There’s a fair amount of economic complexity here, and on top of learning trade routes and where to buy this thing low and sell that thing high, managing your own survival is crucial, as well. The wastelands are unforgiving, and food and water, in addition to being commodities, are necessary for travel and can affect both your health and your party morale.

Dust to the End, game screenshot, buying and selling window

Stick to clean water and vegetables, and you’ll be all right, but dirty water and rat meat will not only make you miserable, it might even make you sick.

The Slow, Inevitable March of Progress

While Dust to the End’s setting isn’t unique, exactly, it’s still plenty fascinating, and on top of the usual radioactive zombies and small-town warlords, you’ll also encounter – for example – a cannibal gang that breeds battle hyenas. It’s pretty exciting stuff, honestly, but it’s arguably hampered by the game’s slow pace and inexorable economic grind.

Even minor optional side quests – like bringing food to a starving civilian camped out in the desert – turns into a grind. You’ll need to build cash to buy the food, upgrade your vehicles – a term the game uses loosely and includes wheelbarrows and dollies – to carry the food, and of course stock up enough supplies to make the trip there and back without dying of exposure.

Dust to the End, game screenshot, traveling

Combat is similarly slow and grinding, a basic positioning and turn-based affair that gets less compelling quickly enough that the developers built in an automatic fight-resolution option.

That Old Dusty Trail

Potential pacing issues aside, Dust to the End has a lot to offer for the spreadsheet-minded and the people who play games like the X series or EVE Online as traders rather than space pirates.

While it doesn’t quite engender the “just one more encounter” compulsiveness of a Wasteland or Fallout game, the regular resource management to stave off the triple threats of starvation, dehydration, and fatal diarrhea are as compelling now as they were three and a half decades ago in Oregon Trail.

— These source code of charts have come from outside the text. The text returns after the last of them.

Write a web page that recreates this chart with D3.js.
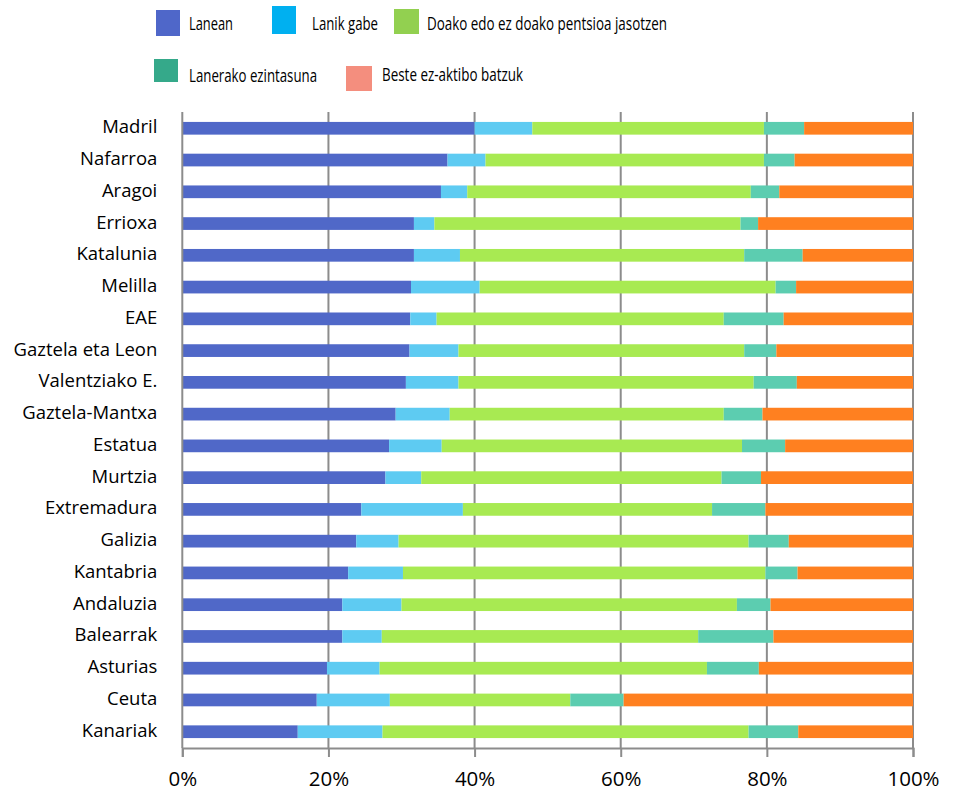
<!DOCTYPE html>
<html><head><meta charset="utf-8">
<script src="https://cdn.jsdelivr.net/npm/d3@7"></script>
<style>body{margin:0;background:#fff}svg{display:block}</style>
</head><body>
<svg id="c" width="955" height="791"></svg>
<script>
const categories = ["Madril","Nafarroa","Aragoi","Errioxa","Katalunia","Melilla","EAE","Gaztela eta Leon","Valentziako E.","Gaztela-Mantxa","Estatua","Murtzia","Extremadura","Galizia","Kantabria","Andaluzia","Balearrak","Asturias","Ceuta","Kanariak"];
const seriesNames = ["Lanean","Lanik gabe","Doako edo ez doako pentsioa jasotzen","Lanerako ezintasuna","Beste ez-aktibo batzuk"];
const lanean      = [40.0,36.3,35.4,31.7,31.7,31.3,31.2,31.1,30.6,29.2,28.3,27.8,24.5,23.8,22.7,21.9,21.9,19.8,18.4,15.8];
const lanikGabe   = [7.9,5.2,3.6,2.8,6.3,9.4,3.6,6.7,7.2,7.4,7.2,4.9,13.9,5.8,7.5,8.1,5.4,7.2,10.0,11.6];
const pentsioa    = [31.7,38.1,38.8,41.9,38.9,40.5,39.3,39.1,40.4,37.5,41.1,41.1,34.1,47.9,49.6,45.9,43.3,44.8,24.7,50.1];
const ezintasuna  = [5.5,4.2,3.9,2.4,8.0,2.8,8.2,4.4,5.9,5.3,5.9,5.4,7.3,5.5,4.4,4.6,10.3,7.1,7.3,6.8];
const besteak     = [14.9,16.2,18.3,21.2,15.1,16.0,17.7,18.7,15.9,20.6,17.5,20.8,20.2,17.0,15.8,19.5,19.1,21.1,39.6,15.7];
const xTicks = [0,20,40,60,80,100];
const tickLabels = ["0%","20%","40%","60%","80%","100%"];

const barColors = ["#5068c8","#5ecbf2","#a8ea52","#5ccdb0","#ff8020"];
const legendColors = ["#4f67c9","#00b0f0","#92d050","#35a98a","#f48e7e"];

const rows = categories.map((c,i)=>({cat:c, Lanean:lanean[i], "Lanik gabe":lanikGabe[i],
  "Doako edo ez doako pentsioa jasotzen":pentsioa[i], "Lanerako ezintasuna":ezintasuna[i], "Beste ez-aktibo batzuk":besteak[i]}));
rows.forEach(r=>{const s=d3.sum(seriesNames,k=>r[k]); seriesNames.forEach(k=>r[k]=r[k]/s*100);});

const svg = d3.select("#c");
const font = "'Open Sans', sans-serif";
const x = d3.scaleLinear().domain([0,100]).range([182.3,913]);
const y = d3.scaleBand().domain(categories).range([112.4,747.6]).paddingInner(0.6).paddingOuter(0.3);

svg.append("g").selectAll("line").data(xTicks.slice(1)).join("line")
  .attr("x1",d=>x(d)).attr("x2",d=>x(d)).attr("y1",112).attr("y2",748)
  .attr("stroke","#8c8c8c").attr("stroke-width",2);

const stack = d3.stack().keys(seriesNames)(rows);
svg.append("g").selectAll("g").data(stack).join("g")
  .attr("fill",(d,i)=>barColors[i])
  .selectAll("rect").data(d=>d).join("rect")
  .attr("x",d=>x(d[0])).attr("width",d=>x(d[1])-x(d[0]))
  .attr("y",d=>y(d.data.cat)).attr("height",y.bandwidth());

svg.append("line").attr("x1",x(0)).attr("x2",x(0)).attr("y1",112).attr("y2",748)
  .attr("stroke","#8c8c8c").attr("stroke-width",2);

const xAxis = d3.axisBottom(x).tickValues(xTicks).tickSize(9).tickFormat((d,i)=>tickLabels[i]);
const gx = svg.append("g").attr("transform","translate(0,748)").call(xAxis);
gx.select(".domain").attr("stroke","#8c8c8c").attr("stroke-width",2);
gx.selectAll(".tick line").attr("stroke","#8c8c8c").attr("stroke-width",2);
gx.selectAll(".tick text").attr("font-family",font).attr("font-size",20.5).attr("fill","#000")
  .attr("y",0).attr("dy",0).attr("transform","translate(0,38)").attr("dominant-baseline","alphabetic");

const yAxis = d3.axisLeft(y).tickSize(0).tickPadding(25);
const gy = svg.append("g").attr("transform",`translate(${x(0)},0)`).call(yAxis);
gy.select(".domain").remove();
gy.selectAll(".tick text").attr("font-family",font).attr("font-size",18.5).attr("fill","#000").attr("dy","0.27em");

const legendItems = [
  {sx:156,sy:10,w:24,h:26,tx:189,ty:30,tw:44},
  {sx:272,sy:6,w:24,h:28,tx:312,ty:30,tw:66},
  {sx:394,sy:9,w:25,h:25,tx:427,ty:30,tw:240},
  {sx:154,sy:59,w:24,h:23,tx:189,ty:82,tw:128},
  {sx:346,sy:66,w:26,h:25,tx:382,ty:81,tw:141}
];
const lg = svg.append("g");
legendItems.forEach((p,i)=>{
  lg.append("rect").attr("x",p.sx).attr("y",p.sy).attr("width",p.w).attr("height",p.h).attr("fill",legendColors[i]);
  lg.append("text").attr("x",p.tx).attr("y",p.ty).attr("font-family",font).attr("font-size",18).attr("fill","#000")
    .attr("textLength",p.tw).attr("lengthAdjust","spacingAndGlyphs").text(seriesNames[i]);
});
</script>
</body></html>
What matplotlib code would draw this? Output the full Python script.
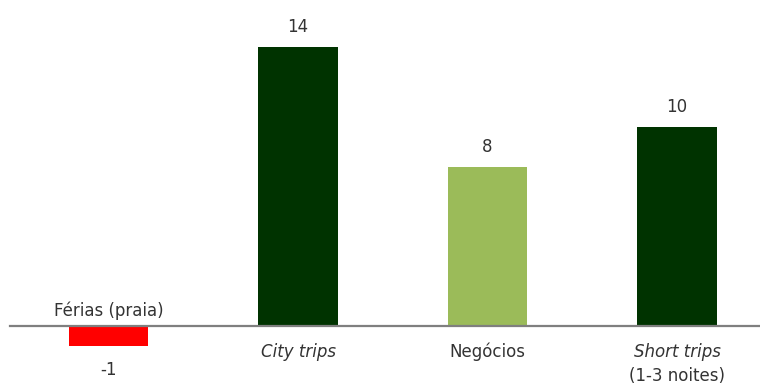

Dust to the End, game screenshot, fight scene

And the game’s visual approach is spot-on, gritty enough to evoke the bleak, hardscrabble nature of its setting but just cartoonish and colorful enough to appeal to the eye. Shirtless gas-masked goons abound, of course, as do plague masks, which have been making something of an aesthetic comeback of late.

This one grows on you, if slowly, and on reflection, I’d definitely recommend it as long as you’re not put off by the thought of packing a sales ledger along with your machete when you venture into the wastes.

Dust to the End is available via Steam.